Birthplace of Aviation… An Air Trail Around Ohio

by Yasmina Soria Platt
Published in Midwest Flyer – February/March 2020 issue

Wright Flyer III at Carillon Historical Park, in Dayton, Ohio.
Copyright, Dan Patterson, 2020/www.flyinghistory.com

Ohio, the “Birthplace of Aviation,” has been home to countless aviation inventions, the birthplace of many pioneering aviators, the cradle of the aviation industry, and the location of important events in the history of flight. Though the famous flight testing for The Wright Flyer was done at Kitty Hawk, North Carolina, the Wright brothers were born in Ohio and performed all their experiments that led to the invention in their home state. This air trail is just a sample of some of the things you can see, do and experience (aviation and not) throughout the state of Ohio, from northeast to southwest (or vice versa).
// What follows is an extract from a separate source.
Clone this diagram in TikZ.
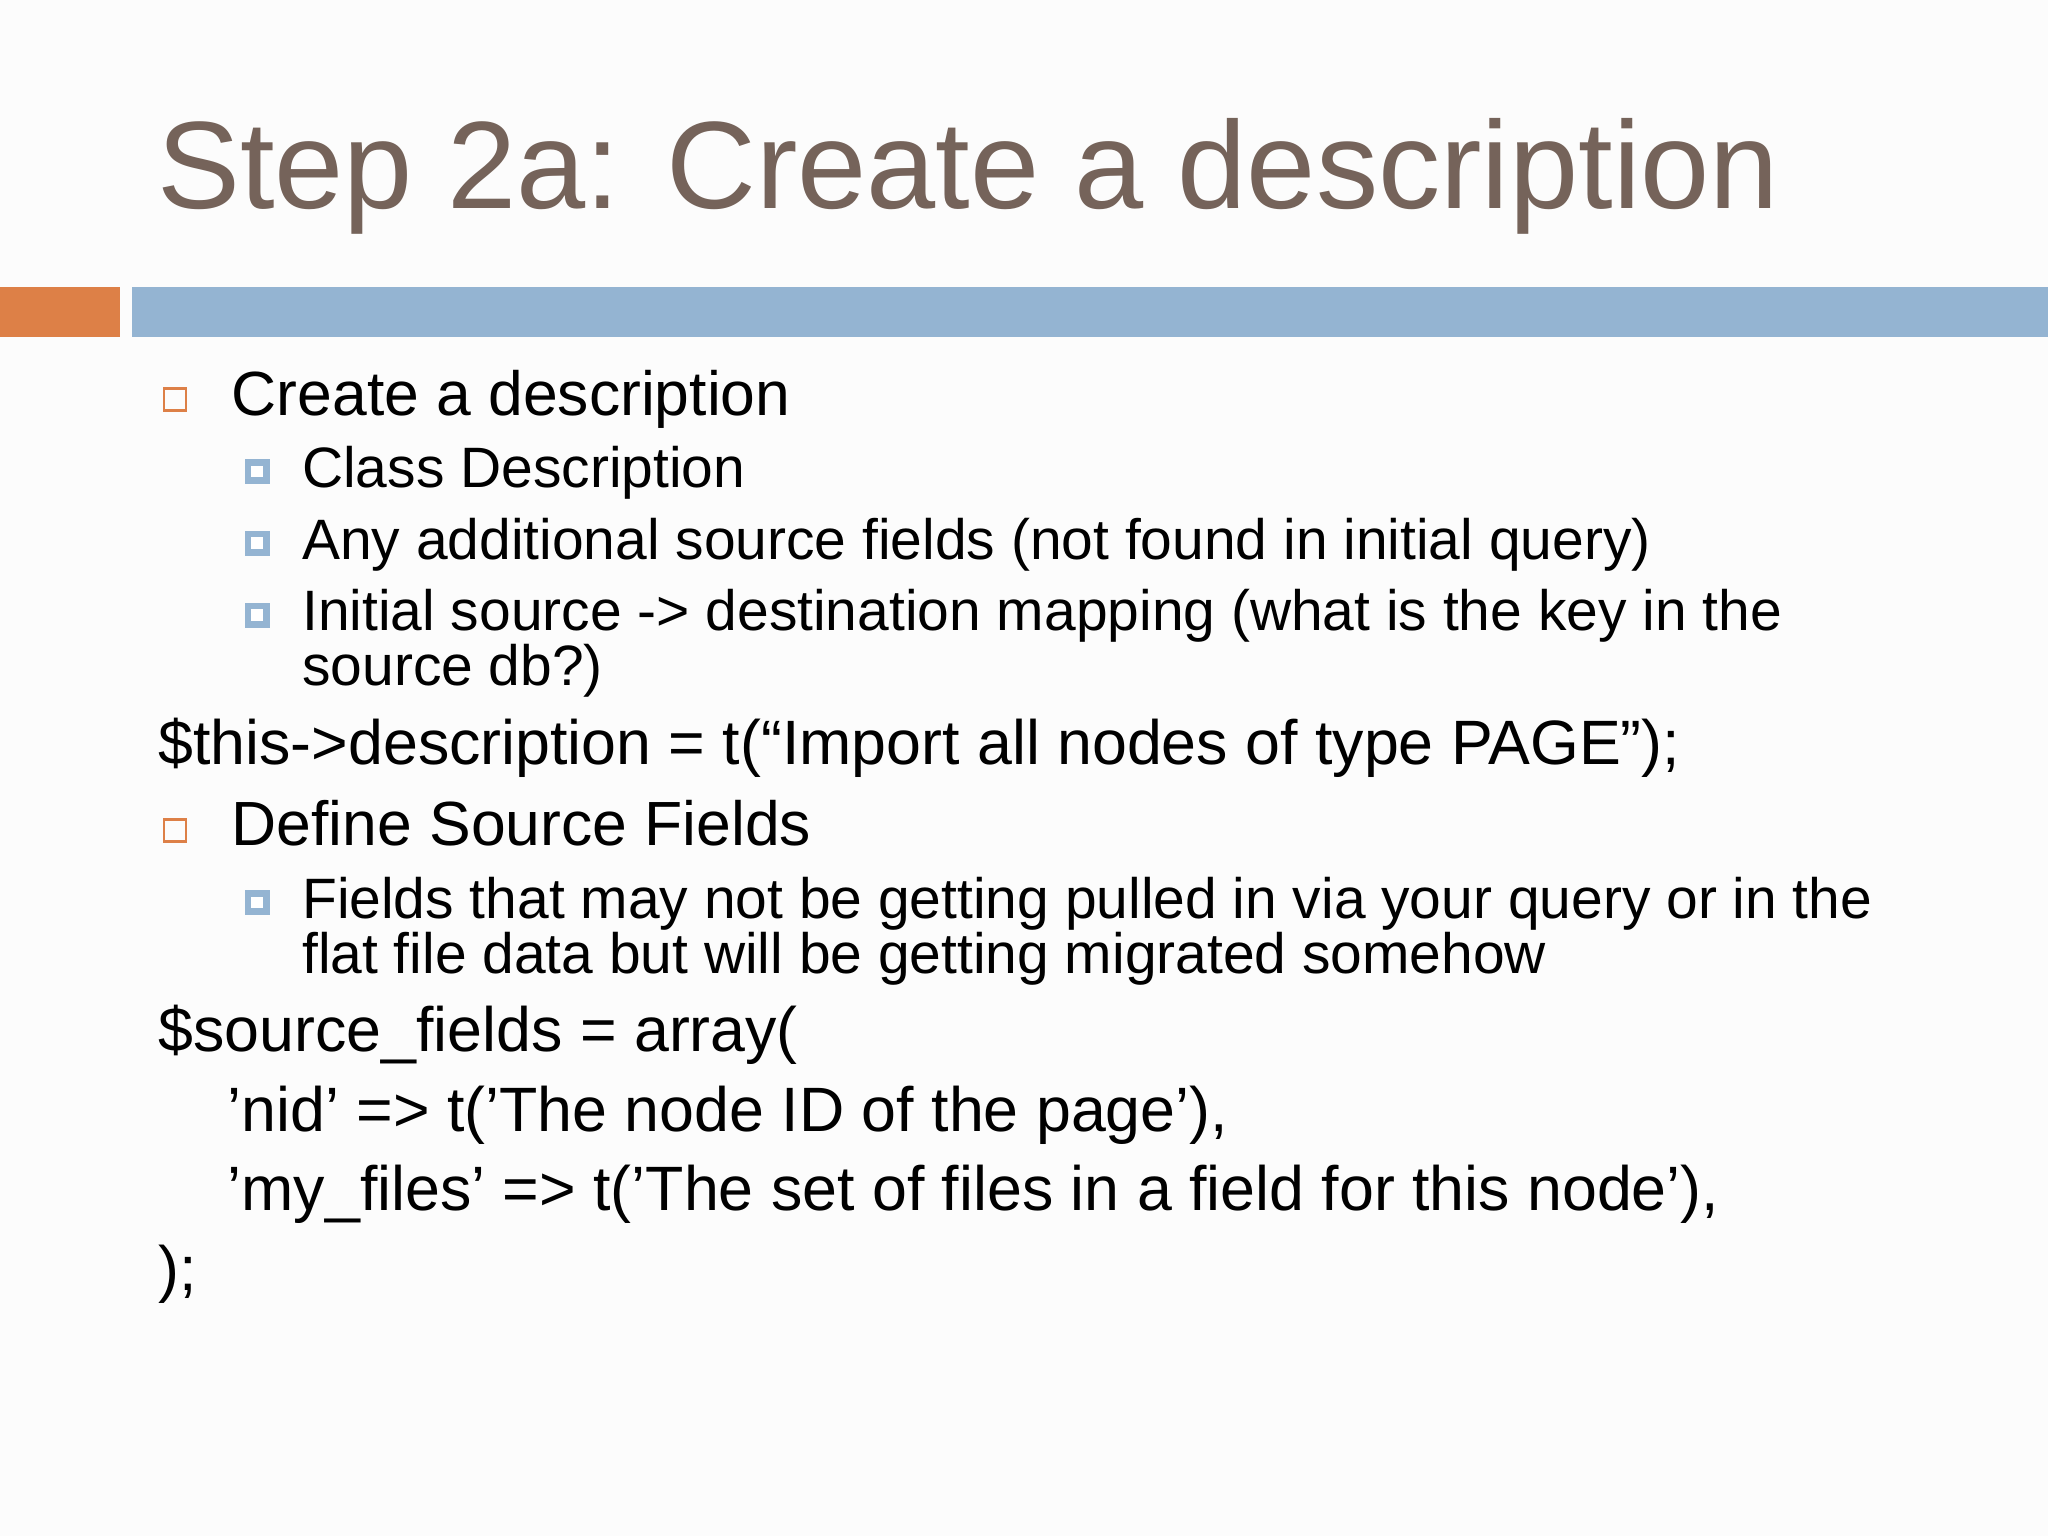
\documentclass[tikz,border=0pt]{standalone}
\usepackage{fontspec}
\setmainfont{Liberation Sans}
\definecolor{titlec}{RGB}{117,99,90}
\definecolor{orangec}{RGB}{221,128,71}
\definecolor{bluec}{RGB}{148,180,210}
\definecolor{bulc}{RGB}{148,180,210}
\newcommand{\sq}{\char39\relax}
\tikzset{
 t1/.style={anchor=base west,inner sep=0pt,font=\fontsize{23.9pt}{26pt}\selectfont},
 t2/.style={anchor=base west,inner sep=0pt,font=\fontsize{21.8pt}{24pt}\selectfont},
 cd/.style={anchor=base west,inner sep=0pt,font=\fontsize{24pt}{26pt}\selectfont},
}
\newcommand{\bulA}[2]{\draw[orangec,line width=1pt] (#1-8.5,#2+8.5) rectangle (#1+8.5,#2-8.5);}
\newcommand{\bulB}[2]{\fill[bulc] (#1-9.5,#2+9.5) rectangle (#1+9.5,#2-9.5); \fill[white] (#1-4.5,#2+4.5) rectangle (#1+4.5,#2-4.5);}
\begin{document}
\begin{tikzpicture}[x=0.5pt,y=-0.5pt]
\useasboundingbox (0,0) rectangle (1568,1176);
\fill[white!99!black] (0,0) rectangle (1568,1176);
\node[anchor=base west,inner sep=0pt,text=titlec,font=\fontsize{47.6pt}{52pt}\selectfont] (title) at (120,160) {Step 2a: Create a description};
\fill[orangec] (0,220) rectangle (92,258);
\fill[bluec] (101,220) rectangle (1568,258);
\bulA{134}{306}
\node[t1] (a) at (177,318) {Create a description};
\bulB{197}{361}
\node[t2] (b) at (231,373) {Class Description};
\bulB{197}{416}
\node[t2] (c) at (231,428) {Any additional source fields (not found in initial query)};
\bulB{197}{471}
\node[t2] (d) at (231,483) {Initial source -> destination mapping (what is the key in the};
\node[t2] (d2) at (231,525) {source db?)};
\node[cd] (e) at (121,585) {\$this->description = t(“Import all nodes of type PAGE”);};
\bulA{134}{636}
\node[t1] (f) at (177,647) {Define Source Fields};
\bulB{197}{691}
\node[t2] (g) at (231,703) {Fields that may not be getting pulled in via your query or in the};
\node[t2] (g2) at (231,745) {flat file data but will be getting migrated somehow};
\node[cd] (h) at (121,805) {\$source\_fields = array(};
\node[cd] (i) at (174,866) {\sq nid\sq{} => t(\sq The node ID of the page\sq),};
\node[cd] (j) at (174,927) {’my\_files\sq{} => t(’The set of files in a field for this node\sq),};
\node[cd] (k) at (121,988) {);};
\end{tikzpicture}
\end{document}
Our route throughout the state of Ohio: Cleveland, Akron, Columbus, Dayton and Cincinnati.
Image Courtesy of ForeFlight

Downtown Cleveland is pretty quaint with nice areas by the Cuyahoga River and Lake Erie, many restaurants, bars, the West Side Market, museums (the most famous is probably the “Rock and Roll Hall of Fame”), a zoo, an aquarium, the USS Cod submarine, sports venues, and a botanical garden among other things.
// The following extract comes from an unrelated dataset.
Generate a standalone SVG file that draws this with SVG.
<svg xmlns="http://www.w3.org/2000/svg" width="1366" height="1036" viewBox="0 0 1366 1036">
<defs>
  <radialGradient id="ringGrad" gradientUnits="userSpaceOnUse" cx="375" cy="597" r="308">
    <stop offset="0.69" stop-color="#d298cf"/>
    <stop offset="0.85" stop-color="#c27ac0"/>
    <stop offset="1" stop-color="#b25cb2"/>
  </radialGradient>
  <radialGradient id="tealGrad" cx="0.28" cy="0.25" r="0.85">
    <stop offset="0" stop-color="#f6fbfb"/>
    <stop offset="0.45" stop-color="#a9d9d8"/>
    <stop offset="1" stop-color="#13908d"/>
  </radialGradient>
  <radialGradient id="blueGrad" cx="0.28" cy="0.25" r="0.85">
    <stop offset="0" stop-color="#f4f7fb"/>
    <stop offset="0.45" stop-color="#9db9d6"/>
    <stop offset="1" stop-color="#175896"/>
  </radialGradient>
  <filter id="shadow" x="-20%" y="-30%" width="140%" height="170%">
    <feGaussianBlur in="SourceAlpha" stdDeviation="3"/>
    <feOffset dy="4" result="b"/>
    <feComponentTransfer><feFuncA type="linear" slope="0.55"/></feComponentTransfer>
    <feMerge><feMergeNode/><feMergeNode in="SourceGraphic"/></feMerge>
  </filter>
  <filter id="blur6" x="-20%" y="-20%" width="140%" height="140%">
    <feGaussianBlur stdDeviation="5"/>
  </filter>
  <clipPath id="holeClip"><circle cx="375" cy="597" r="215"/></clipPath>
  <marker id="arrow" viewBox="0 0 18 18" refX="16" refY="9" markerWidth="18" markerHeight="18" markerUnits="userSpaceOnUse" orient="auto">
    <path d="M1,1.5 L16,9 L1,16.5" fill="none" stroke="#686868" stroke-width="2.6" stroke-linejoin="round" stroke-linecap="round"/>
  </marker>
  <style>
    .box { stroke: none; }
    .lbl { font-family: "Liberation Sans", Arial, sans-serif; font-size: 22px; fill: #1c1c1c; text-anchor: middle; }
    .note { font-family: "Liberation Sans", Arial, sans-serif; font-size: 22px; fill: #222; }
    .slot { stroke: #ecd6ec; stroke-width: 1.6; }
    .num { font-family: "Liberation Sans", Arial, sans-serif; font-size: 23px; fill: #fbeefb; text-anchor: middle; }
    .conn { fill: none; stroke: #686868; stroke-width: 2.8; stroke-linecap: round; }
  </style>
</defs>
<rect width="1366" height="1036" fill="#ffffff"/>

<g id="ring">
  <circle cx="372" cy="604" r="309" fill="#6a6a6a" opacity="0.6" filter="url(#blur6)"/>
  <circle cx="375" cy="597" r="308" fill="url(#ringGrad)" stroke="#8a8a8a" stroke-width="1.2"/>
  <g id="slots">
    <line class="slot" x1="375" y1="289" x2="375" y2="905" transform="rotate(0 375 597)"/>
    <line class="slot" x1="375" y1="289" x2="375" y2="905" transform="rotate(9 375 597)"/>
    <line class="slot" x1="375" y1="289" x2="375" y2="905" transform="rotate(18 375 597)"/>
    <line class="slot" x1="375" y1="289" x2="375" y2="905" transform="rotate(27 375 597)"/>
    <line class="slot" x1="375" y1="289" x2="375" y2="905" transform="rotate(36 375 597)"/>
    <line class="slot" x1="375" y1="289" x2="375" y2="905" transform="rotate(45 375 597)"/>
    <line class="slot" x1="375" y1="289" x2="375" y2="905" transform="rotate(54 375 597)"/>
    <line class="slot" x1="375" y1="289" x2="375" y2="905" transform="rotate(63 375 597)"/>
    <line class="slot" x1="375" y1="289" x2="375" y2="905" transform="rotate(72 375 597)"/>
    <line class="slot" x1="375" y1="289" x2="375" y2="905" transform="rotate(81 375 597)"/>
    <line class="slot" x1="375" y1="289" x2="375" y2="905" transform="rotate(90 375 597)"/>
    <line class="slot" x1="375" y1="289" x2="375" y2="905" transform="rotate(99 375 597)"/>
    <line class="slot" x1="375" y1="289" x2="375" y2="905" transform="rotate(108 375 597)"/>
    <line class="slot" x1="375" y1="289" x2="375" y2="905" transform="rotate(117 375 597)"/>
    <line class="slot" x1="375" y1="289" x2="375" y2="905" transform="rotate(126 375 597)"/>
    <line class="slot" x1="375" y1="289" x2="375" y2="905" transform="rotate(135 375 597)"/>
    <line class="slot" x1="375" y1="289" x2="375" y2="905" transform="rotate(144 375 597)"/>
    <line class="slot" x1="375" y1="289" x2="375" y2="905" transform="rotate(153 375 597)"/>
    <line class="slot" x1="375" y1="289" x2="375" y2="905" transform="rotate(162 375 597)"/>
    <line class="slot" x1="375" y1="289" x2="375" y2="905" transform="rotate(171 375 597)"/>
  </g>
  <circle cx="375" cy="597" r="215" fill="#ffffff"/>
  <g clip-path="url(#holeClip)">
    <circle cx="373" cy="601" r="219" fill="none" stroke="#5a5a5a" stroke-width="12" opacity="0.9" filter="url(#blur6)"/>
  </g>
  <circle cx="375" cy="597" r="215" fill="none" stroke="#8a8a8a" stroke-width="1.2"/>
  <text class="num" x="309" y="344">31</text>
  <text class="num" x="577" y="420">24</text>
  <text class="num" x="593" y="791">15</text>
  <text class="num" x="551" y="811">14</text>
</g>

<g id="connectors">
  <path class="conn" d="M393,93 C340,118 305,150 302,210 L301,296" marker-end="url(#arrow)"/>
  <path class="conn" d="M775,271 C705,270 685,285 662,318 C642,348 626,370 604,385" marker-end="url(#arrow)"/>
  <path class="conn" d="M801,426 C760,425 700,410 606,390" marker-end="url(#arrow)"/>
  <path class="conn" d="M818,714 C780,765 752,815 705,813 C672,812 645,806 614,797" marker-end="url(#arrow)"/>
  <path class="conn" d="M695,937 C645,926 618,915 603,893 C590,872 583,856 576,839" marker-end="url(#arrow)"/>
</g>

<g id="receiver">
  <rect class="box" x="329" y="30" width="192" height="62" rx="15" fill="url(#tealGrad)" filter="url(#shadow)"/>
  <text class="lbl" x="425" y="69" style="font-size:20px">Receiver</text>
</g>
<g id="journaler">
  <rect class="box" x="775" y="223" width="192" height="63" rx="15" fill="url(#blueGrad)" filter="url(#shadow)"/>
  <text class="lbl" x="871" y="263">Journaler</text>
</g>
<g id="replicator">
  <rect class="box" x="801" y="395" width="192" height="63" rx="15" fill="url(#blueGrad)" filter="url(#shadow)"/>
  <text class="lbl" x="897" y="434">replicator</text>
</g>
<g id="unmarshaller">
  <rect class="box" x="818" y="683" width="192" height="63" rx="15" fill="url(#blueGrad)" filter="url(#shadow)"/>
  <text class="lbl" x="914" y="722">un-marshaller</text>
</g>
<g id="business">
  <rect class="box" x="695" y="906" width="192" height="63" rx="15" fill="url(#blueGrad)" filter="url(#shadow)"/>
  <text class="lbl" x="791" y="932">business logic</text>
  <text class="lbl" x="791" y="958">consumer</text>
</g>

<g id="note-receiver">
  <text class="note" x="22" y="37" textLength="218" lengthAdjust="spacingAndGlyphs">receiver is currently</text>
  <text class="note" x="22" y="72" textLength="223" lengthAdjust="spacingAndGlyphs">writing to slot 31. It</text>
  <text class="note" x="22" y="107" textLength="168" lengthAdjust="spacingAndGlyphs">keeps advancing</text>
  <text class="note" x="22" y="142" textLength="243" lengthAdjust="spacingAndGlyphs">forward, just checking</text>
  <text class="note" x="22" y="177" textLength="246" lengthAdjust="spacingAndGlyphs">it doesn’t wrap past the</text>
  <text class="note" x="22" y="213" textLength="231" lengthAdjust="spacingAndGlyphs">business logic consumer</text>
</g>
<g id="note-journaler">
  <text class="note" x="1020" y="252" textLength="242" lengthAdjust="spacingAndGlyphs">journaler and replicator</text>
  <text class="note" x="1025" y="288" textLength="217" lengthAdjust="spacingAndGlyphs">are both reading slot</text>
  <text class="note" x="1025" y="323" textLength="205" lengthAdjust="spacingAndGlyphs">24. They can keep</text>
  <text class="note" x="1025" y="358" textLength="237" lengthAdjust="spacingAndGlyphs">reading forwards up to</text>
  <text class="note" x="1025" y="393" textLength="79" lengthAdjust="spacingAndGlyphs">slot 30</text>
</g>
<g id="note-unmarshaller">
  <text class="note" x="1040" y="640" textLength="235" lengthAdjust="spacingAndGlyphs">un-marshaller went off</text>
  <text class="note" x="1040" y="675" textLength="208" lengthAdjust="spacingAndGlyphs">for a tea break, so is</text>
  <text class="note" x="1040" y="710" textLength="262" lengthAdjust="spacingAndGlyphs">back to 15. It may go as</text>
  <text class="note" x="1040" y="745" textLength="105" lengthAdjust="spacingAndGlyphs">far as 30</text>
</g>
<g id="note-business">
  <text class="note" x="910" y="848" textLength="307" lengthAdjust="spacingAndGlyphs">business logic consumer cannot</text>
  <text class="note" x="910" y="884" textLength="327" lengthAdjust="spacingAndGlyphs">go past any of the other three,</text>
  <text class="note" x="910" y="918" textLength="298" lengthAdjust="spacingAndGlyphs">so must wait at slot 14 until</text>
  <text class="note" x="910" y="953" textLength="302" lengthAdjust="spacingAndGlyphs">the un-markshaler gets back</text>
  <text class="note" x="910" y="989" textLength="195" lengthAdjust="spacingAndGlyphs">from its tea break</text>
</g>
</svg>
Burke Lakefront Airport (center), along the shores of Lake Erie in Cleveland, Ohio.

Burke Lakefront Airport (KBKL) (https://www.burkeairport.com/) is a great airport to use if downtown is your destination. The International Women’s Air and Space Museum (http://iwasm.org/wp-blog/) is on the field. It is open daily from 8:00 am to 8:00 pm and there is no charge! Also, keep in mind the airport has a fairly large airshow, the “Cleveland National Air Show” (https://www.clevelandairshow.com/) every year, usually around Labor Day.

Squire’s Castle in the North Chagrin Reservation.

Instagram favorite (especially for couples taking professional photos) is “Squire’s Castle” in the North Chagrin Reservation (https://www.clevelandmetroparks.com/parks/visit/parks/north-chagrin-reservation). Either KBKL or Cuyahoga County Airport (KCGF) (http://publicworks.cuyahogacounty.us/en-US/County-Airport.aspx) would be your best destination airport to reach the castle.

Between Cleveland and Akron, you can find Cuyahoga Valley National Park, featuring the Cuyahoga River and Brandywine Falls, and the Ohio and Erie Canal Towpath Trail. You can bike the trail or take a scenic train ride through it from January to May. The National Park scenic train ride is 2 hours 30 minutes round trip.

You know I’m always going to advertise our National Parks. Between Cleveland and Akron, you can find Cuyahoga Valley National Park (https://www.nps.gov/cuva/). While it is not a “one of a kind,” it is worth spending at least a full day there. You can go fishing/kayaking on the Cuyahoga River, hike (for example, around Brandywine Falls), bike (for example, on the Ohio and Erie Canal Towpath Trail), and/or take a scenic train ride through it. From January to May, the National Park Scenic excursion is a 2-hour 30-minute round trip. From June through October, the train runs Wednesday thru Sunday on an extended schedule. Peninsula, the little town in the middle of it, is cute and a good place to stop for lunch. If you decide to bike on the Towpath Trail, you can take the train back after you’re done. The train can be flagged down at boarding stations by waving both arms over your head.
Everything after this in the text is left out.